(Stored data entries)
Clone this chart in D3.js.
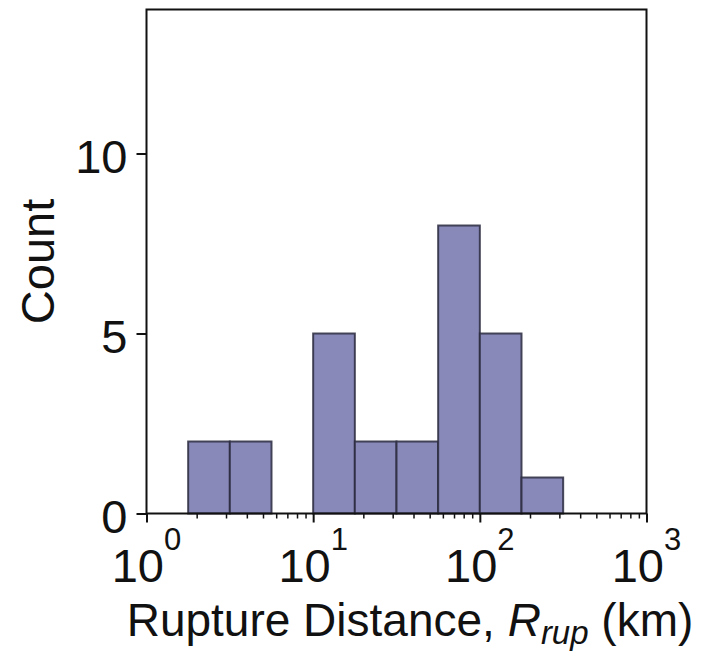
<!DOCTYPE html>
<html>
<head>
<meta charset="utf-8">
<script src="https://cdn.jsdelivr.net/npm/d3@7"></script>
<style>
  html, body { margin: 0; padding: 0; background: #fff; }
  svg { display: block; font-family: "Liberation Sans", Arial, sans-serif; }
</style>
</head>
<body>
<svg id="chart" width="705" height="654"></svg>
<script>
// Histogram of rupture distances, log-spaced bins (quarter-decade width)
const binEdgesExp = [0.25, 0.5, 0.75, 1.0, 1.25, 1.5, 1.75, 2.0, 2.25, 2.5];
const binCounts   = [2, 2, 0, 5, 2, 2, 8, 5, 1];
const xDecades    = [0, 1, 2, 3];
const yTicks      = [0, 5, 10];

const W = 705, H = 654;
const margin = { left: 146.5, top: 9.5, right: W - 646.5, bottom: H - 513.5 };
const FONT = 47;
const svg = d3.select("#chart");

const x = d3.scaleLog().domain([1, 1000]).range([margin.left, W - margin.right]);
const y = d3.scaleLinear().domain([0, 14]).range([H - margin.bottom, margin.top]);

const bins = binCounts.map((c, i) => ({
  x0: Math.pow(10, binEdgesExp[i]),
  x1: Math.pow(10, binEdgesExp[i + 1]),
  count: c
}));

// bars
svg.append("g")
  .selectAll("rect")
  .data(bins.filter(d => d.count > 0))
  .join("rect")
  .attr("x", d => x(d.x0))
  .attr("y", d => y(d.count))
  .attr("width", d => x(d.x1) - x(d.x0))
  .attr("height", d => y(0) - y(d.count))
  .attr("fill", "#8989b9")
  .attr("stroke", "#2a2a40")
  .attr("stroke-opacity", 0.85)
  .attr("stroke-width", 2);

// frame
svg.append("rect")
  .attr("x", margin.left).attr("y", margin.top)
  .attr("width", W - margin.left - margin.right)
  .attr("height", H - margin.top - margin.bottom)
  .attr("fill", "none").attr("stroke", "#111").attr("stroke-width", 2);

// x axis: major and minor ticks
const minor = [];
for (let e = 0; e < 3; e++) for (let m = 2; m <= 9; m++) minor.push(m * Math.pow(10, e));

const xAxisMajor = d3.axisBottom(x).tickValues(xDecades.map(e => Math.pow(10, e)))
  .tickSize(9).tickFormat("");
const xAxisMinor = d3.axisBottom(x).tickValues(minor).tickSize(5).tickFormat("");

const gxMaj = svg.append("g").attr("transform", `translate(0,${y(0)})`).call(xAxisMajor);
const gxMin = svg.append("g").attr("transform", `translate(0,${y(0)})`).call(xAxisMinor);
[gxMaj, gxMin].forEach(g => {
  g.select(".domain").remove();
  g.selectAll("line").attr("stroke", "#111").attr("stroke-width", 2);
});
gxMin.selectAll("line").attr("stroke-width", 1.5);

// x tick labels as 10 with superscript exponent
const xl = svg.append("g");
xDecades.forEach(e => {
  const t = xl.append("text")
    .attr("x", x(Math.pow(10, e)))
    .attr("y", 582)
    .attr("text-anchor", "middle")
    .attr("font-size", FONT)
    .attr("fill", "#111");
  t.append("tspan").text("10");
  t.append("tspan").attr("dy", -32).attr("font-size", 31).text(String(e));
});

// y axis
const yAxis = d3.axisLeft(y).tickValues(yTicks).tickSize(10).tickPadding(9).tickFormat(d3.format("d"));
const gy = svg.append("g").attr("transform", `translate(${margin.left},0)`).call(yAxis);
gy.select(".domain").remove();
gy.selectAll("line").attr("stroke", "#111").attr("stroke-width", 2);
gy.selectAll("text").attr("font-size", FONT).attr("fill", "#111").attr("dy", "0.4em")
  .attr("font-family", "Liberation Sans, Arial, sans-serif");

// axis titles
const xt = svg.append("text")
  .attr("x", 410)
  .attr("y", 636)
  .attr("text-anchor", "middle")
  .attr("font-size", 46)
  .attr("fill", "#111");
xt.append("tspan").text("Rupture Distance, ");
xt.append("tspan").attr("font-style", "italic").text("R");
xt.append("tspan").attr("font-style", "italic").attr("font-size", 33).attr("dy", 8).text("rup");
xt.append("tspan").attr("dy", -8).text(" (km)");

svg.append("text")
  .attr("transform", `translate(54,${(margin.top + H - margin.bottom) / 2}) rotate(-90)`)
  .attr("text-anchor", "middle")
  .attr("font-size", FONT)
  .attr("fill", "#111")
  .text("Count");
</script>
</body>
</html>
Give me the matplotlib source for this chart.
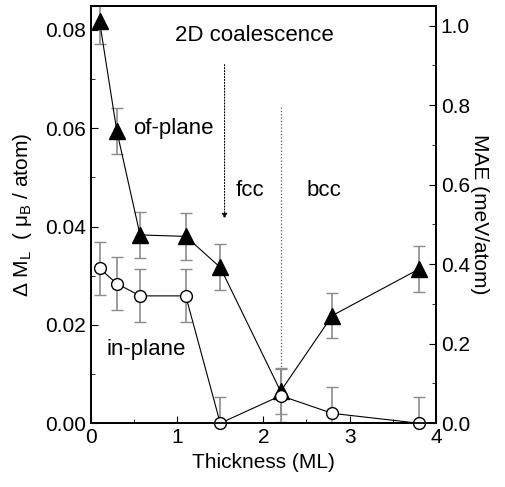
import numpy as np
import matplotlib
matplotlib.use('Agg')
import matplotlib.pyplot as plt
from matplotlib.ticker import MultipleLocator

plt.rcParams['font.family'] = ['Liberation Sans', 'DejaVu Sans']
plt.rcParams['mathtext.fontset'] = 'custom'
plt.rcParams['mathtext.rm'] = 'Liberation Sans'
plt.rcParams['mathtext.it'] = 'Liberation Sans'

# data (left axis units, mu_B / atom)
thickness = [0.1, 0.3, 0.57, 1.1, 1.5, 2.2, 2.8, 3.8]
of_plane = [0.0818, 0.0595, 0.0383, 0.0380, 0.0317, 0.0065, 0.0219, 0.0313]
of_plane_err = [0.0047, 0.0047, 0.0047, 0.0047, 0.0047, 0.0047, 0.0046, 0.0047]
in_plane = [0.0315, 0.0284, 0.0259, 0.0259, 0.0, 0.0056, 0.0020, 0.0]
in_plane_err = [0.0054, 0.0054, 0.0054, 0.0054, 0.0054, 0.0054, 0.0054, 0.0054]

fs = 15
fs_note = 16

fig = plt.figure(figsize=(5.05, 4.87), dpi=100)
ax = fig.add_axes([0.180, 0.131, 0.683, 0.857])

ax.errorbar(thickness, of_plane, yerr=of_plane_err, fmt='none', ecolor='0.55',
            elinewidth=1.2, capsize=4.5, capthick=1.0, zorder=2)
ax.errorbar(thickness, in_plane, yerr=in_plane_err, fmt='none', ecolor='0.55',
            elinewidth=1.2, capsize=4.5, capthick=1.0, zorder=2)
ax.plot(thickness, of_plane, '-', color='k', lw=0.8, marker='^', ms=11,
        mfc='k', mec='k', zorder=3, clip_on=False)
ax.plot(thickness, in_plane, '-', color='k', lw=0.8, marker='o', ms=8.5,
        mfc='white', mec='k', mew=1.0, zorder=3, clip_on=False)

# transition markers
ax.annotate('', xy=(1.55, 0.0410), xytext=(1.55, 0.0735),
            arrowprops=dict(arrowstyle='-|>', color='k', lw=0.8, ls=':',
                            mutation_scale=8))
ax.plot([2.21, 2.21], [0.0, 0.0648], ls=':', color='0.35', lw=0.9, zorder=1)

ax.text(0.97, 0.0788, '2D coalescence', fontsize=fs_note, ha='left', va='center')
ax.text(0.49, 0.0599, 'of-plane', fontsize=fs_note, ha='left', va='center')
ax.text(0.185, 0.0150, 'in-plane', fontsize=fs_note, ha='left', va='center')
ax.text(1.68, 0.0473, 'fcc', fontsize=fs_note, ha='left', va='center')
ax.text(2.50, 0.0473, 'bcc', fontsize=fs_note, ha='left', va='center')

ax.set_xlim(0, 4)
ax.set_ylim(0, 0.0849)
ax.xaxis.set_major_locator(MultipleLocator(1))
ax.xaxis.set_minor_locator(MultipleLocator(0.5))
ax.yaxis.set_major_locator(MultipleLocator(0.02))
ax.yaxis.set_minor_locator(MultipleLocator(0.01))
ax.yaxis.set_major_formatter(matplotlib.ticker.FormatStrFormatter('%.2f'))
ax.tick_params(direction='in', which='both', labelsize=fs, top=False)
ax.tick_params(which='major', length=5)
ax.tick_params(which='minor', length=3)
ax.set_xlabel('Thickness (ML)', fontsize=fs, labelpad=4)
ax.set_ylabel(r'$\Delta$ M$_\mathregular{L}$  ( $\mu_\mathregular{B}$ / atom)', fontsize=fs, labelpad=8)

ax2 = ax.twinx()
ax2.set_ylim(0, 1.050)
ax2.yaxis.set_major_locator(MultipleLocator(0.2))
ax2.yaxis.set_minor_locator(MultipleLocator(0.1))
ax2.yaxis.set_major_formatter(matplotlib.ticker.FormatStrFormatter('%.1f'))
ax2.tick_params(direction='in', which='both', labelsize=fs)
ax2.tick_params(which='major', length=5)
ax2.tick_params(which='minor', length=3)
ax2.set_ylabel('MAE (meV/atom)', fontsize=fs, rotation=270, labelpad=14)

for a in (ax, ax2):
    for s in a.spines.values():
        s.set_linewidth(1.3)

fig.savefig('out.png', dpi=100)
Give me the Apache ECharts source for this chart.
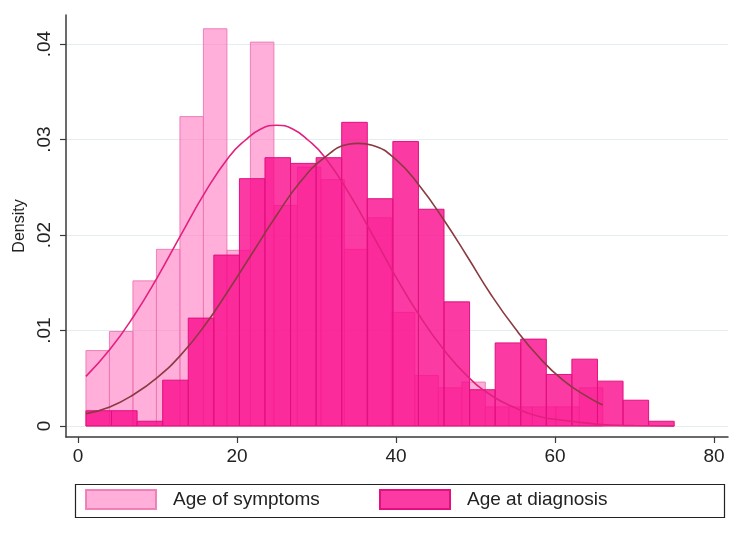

- _Exercise objective_:
Your answer should be a single number: the count of lines containing the word "chart".

- _Solution for this exercise_:
5